**Written exercise:** The required output is the exact run of lines from the line containing "Output the LaTeX" to the line containing "(start) at (274,80)", inclusive, and nothing besides.

**Material to process:**
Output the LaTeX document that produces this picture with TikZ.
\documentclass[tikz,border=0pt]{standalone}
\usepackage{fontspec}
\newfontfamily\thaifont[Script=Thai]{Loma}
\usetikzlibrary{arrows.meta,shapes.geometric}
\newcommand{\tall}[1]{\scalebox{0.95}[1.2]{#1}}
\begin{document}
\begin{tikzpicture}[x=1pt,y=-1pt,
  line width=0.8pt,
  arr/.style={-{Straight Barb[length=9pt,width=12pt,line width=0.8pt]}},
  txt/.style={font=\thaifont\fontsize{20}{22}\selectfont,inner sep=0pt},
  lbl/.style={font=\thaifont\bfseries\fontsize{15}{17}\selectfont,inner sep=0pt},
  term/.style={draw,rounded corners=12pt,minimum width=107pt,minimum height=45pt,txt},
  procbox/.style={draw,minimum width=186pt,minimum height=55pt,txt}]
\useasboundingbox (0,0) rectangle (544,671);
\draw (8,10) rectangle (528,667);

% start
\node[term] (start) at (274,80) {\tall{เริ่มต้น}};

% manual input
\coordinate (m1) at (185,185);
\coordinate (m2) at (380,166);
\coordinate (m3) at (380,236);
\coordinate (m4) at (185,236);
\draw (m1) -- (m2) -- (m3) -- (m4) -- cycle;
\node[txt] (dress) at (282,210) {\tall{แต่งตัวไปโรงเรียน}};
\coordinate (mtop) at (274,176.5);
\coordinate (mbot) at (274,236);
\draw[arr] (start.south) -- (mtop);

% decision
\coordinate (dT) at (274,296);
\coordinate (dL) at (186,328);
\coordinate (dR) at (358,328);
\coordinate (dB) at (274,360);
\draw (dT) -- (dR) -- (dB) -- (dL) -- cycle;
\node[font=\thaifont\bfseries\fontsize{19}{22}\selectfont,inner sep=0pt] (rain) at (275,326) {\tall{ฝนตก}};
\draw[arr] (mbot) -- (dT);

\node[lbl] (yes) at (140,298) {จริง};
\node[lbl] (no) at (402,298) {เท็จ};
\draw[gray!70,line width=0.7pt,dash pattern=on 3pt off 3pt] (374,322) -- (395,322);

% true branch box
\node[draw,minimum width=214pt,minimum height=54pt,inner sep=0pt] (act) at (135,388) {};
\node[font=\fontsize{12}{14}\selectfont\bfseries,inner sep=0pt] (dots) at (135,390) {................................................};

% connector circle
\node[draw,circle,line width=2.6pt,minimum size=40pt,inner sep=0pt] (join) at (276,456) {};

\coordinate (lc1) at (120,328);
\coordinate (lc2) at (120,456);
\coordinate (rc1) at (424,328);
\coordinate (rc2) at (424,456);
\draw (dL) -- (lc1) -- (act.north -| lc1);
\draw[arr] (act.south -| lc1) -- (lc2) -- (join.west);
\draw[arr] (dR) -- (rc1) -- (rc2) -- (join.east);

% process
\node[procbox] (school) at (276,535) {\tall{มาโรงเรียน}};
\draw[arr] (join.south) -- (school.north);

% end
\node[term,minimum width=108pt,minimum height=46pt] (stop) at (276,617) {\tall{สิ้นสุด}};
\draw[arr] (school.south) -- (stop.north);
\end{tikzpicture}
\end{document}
* * *
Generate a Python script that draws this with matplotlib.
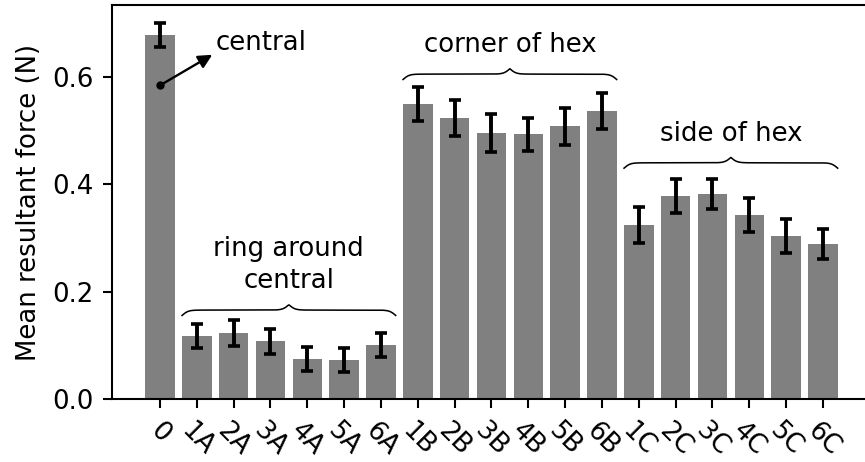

**Worked solution:**
Output the LaTeX document that produces this picture with TikZ.
\documentclass[tikz,border=0pt]{standalone}
\usepackage{fontspec}
\newfontfamily\thaifont[Script=Thai]{Loma}
\usetikzlibrary{arrows.meta,shapes.geometric}
\newcommand{\tall}[1]{\scalebox{0.95}[1.2]{#1}}
\begin{document}
\begin{tikzpicture}[x=1pt,y=-1pt,
  line width=0.8pt,
  arr/.style={-{Straight Barb[length=9pt,width=12pt,line width=0.8pt]}},
  txt/.style={font=\thaifont\fontsize{20}{22}\selectfont,inner sep=0pt},
  lbl/.style={font=\thaifont\bfseries\fontsize{15}{17}\selectfont,inner sep=0pt},
  term/.style={draw,rounded corners=12pt,minimum width=107pt,minimum height=45pt,txt},
  procbox/.style={draw,minimum width=186pt,minimum height=55pt,txt}]
\useasboundingbox (0,0) rectangle (544,671);
\draw (8,10) rectangle (528,667);

% start
\node[term] (start) at (274,80) {\tall{เริ่มต้น}};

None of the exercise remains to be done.